> [STATED PROBLEM]
Pick out and copy every line below that has the word "this".

> [RECORD EXCERPTS]
--- --- ---

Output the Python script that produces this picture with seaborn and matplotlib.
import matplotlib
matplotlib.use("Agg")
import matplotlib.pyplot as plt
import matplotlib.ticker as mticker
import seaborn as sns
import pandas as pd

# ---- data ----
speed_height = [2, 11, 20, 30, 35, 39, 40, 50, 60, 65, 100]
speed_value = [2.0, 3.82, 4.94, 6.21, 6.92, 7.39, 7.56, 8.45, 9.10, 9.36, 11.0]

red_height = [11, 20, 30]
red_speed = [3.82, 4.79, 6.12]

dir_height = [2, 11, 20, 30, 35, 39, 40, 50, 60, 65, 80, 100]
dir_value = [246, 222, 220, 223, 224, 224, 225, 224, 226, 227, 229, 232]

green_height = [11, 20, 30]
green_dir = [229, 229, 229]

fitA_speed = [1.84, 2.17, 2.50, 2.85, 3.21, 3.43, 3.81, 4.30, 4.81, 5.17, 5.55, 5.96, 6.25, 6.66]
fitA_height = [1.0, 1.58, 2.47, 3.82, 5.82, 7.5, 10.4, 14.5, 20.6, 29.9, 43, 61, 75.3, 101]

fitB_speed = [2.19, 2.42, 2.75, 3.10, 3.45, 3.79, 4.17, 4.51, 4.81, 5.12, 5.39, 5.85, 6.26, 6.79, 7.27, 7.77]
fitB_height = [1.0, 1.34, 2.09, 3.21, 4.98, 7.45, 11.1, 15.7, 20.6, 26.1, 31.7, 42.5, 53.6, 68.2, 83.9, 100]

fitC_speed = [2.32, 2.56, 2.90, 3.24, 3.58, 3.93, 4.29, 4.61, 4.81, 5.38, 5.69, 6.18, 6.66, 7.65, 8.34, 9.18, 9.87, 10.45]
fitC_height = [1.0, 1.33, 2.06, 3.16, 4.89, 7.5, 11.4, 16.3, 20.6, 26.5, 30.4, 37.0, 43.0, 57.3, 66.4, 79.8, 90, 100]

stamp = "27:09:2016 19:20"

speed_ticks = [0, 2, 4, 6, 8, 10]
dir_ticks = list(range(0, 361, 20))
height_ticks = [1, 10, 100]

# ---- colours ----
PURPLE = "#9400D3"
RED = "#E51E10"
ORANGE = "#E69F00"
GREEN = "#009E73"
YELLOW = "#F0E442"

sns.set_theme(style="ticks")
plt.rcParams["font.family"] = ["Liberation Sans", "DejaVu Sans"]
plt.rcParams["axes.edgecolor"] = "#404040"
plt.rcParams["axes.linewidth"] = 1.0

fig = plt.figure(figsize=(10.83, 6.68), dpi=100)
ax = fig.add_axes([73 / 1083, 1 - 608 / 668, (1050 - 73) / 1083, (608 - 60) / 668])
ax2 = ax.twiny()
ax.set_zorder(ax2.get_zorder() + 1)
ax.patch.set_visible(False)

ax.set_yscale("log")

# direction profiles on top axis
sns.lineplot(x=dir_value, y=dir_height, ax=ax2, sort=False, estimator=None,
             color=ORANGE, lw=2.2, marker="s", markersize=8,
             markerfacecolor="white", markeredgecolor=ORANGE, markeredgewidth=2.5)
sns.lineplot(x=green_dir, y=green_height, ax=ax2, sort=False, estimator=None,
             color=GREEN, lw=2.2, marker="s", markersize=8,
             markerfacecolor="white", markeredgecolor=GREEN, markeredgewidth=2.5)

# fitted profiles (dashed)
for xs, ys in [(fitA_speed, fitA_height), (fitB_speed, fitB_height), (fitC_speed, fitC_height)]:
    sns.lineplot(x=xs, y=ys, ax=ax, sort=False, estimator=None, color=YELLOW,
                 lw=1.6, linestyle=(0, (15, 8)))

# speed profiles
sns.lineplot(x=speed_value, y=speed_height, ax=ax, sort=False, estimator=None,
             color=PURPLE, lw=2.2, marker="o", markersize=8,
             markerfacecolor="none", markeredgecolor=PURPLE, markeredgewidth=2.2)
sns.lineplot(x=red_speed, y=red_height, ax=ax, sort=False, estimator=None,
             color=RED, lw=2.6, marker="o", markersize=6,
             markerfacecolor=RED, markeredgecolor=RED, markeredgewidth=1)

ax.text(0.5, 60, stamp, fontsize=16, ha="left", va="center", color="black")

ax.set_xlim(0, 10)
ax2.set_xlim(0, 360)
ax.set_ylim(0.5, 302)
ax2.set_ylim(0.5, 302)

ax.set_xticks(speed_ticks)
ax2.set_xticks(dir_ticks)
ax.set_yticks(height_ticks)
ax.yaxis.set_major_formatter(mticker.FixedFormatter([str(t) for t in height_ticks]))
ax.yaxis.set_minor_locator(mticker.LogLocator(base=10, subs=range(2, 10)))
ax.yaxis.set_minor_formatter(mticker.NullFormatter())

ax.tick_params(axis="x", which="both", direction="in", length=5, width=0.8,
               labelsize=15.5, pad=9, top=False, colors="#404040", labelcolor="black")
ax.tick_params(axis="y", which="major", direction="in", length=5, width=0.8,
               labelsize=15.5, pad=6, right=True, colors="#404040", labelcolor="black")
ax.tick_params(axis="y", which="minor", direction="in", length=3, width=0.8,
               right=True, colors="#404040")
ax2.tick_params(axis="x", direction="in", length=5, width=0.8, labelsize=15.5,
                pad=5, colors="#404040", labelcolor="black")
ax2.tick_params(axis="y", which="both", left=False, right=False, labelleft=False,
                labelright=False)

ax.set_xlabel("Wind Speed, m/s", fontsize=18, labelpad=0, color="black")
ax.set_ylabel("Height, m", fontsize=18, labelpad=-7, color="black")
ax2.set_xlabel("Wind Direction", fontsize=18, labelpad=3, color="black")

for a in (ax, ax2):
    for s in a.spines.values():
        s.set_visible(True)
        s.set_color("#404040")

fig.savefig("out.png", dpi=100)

--- --- ---

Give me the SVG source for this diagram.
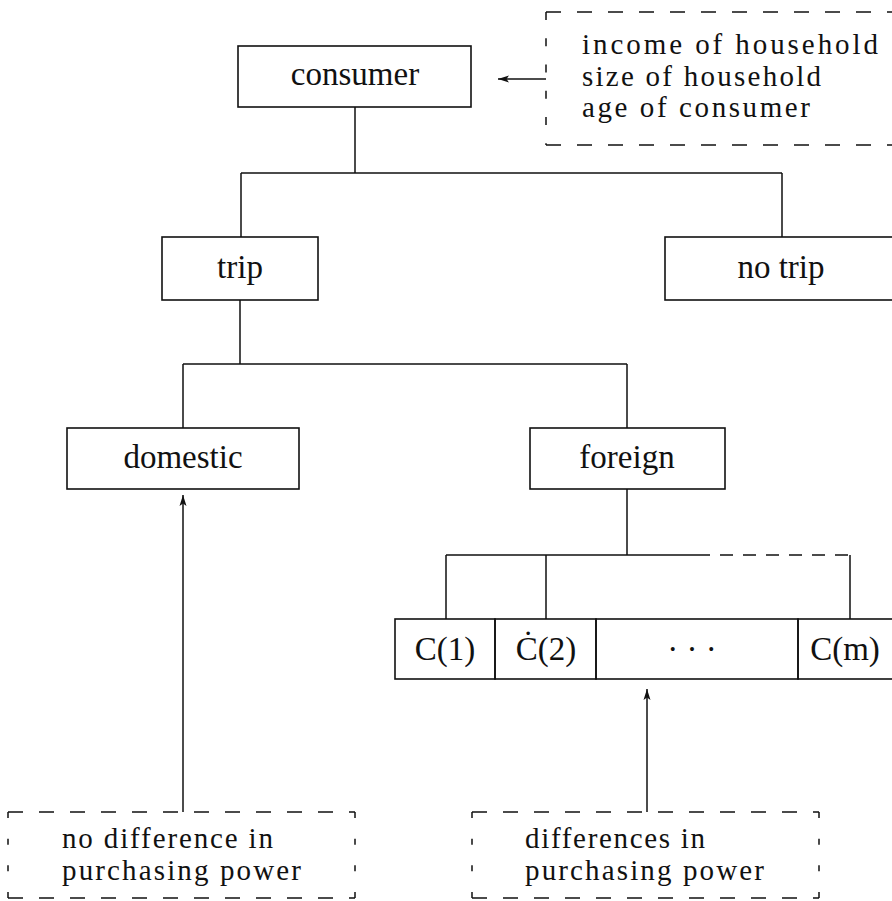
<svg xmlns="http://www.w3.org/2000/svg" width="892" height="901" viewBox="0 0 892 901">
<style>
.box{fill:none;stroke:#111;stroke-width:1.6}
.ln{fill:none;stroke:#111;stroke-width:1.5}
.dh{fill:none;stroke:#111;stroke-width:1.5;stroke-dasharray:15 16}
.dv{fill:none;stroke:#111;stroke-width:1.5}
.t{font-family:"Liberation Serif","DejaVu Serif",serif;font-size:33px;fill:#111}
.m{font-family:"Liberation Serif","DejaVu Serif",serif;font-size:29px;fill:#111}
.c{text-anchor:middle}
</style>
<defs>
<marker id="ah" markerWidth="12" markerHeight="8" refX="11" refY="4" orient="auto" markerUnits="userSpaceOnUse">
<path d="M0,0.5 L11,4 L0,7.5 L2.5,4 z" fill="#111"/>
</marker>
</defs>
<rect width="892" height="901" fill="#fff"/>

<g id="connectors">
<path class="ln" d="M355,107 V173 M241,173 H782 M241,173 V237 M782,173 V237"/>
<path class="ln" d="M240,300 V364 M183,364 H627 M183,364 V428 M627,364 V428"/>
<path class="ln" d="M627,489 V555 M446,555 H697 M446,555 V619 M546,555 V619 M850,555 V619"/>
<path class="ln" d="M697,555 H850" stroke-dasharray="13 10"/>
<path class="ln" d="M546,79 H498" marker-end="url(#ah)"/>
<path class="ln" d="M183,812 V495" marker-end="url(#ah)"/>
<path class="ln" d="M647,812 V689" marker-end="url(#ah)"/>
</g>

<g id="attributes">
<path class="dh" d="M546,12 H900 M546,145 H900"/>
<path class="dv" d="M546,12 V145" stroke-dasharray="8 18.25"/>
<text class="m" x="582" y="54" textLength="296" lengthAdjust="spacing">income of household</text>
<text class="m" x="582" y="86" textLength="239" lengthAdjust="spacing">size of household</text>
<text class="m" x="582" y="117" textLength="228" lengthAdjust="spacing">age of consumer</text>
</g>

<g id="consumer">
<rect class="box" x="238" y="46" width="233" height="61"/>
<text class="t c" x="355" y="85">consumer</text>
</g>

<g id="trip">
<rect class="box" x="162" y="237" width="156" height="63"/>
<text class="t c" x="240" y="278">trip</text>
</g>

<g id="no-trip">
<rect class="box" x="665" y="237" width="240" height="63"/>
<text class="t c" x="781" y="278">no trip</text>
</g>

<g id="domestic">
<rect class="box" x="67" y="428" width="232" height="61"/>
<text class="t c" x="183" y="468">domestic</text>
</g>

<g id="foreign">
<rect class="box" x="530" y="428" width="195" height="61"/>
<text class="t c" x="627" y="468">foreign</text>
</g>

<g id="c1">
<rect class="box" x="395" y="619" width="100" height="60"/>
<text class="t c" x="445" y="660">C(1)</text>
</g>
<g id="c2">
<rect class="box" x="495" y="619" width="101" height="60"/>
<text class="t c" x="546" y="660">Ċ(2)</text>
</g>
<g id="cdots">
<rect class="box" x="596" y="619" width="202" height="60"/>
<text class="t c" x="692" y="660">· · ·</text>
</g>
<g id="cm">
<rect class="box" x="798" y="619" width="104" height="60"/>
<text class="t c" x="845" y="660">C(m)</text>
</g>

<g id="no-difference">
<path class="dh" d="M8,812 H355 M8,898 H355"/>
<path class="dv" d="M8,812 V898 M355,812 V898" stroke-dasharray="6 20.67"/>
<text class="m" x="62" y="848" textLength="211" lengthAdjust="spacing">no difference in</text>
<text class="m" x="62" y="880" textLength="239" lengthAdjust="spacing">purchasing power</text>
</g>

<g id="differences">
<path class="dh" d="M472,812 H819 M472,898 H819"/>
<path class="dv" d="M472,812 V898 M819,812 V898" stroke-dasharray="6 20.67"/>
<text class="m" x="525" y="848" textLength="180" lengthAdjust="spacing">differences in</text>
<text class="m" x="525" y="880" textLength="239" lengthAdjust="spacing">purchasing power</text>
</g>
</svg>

--- --- ---

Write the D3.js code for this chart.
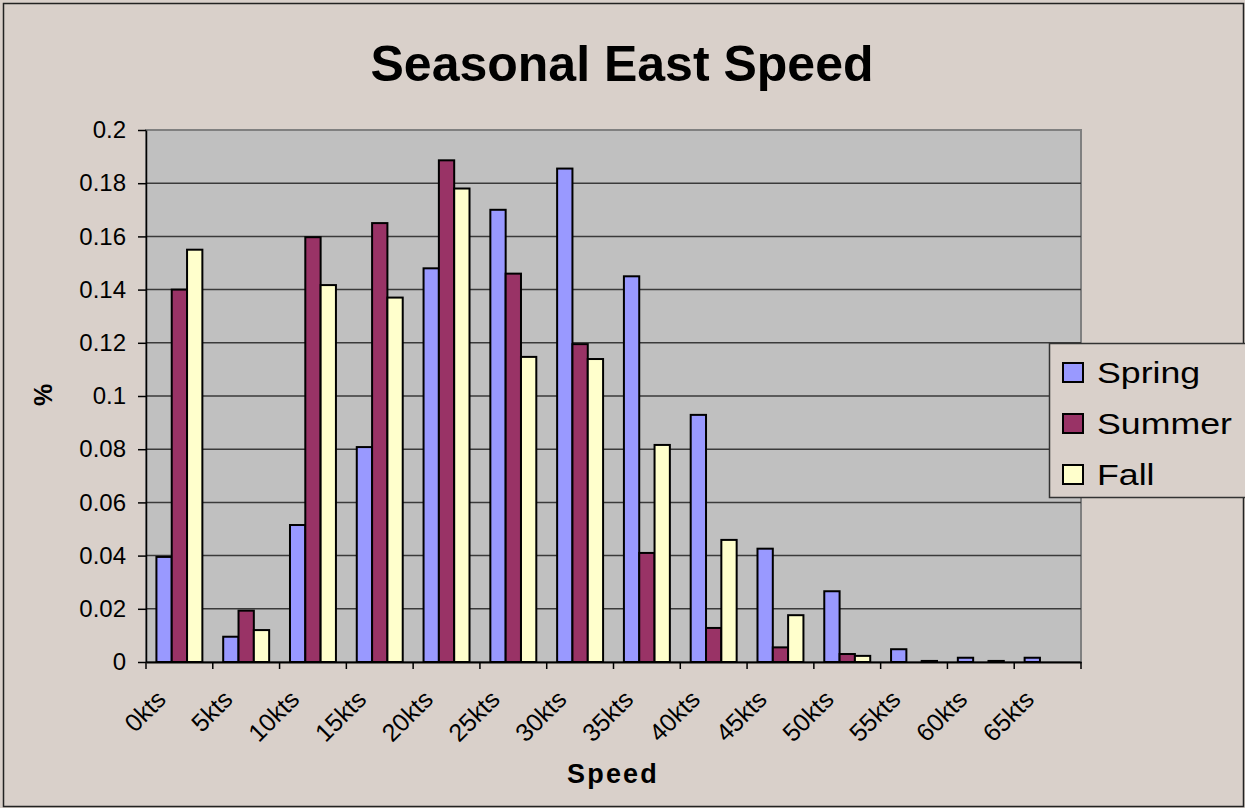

--- --- ---

> [CORRECT RESULT]
Output the Python script that produces this picture with seaborn and matplotlib.
Give me the SVG source for this diagram.
Write the D3.js code for this chart.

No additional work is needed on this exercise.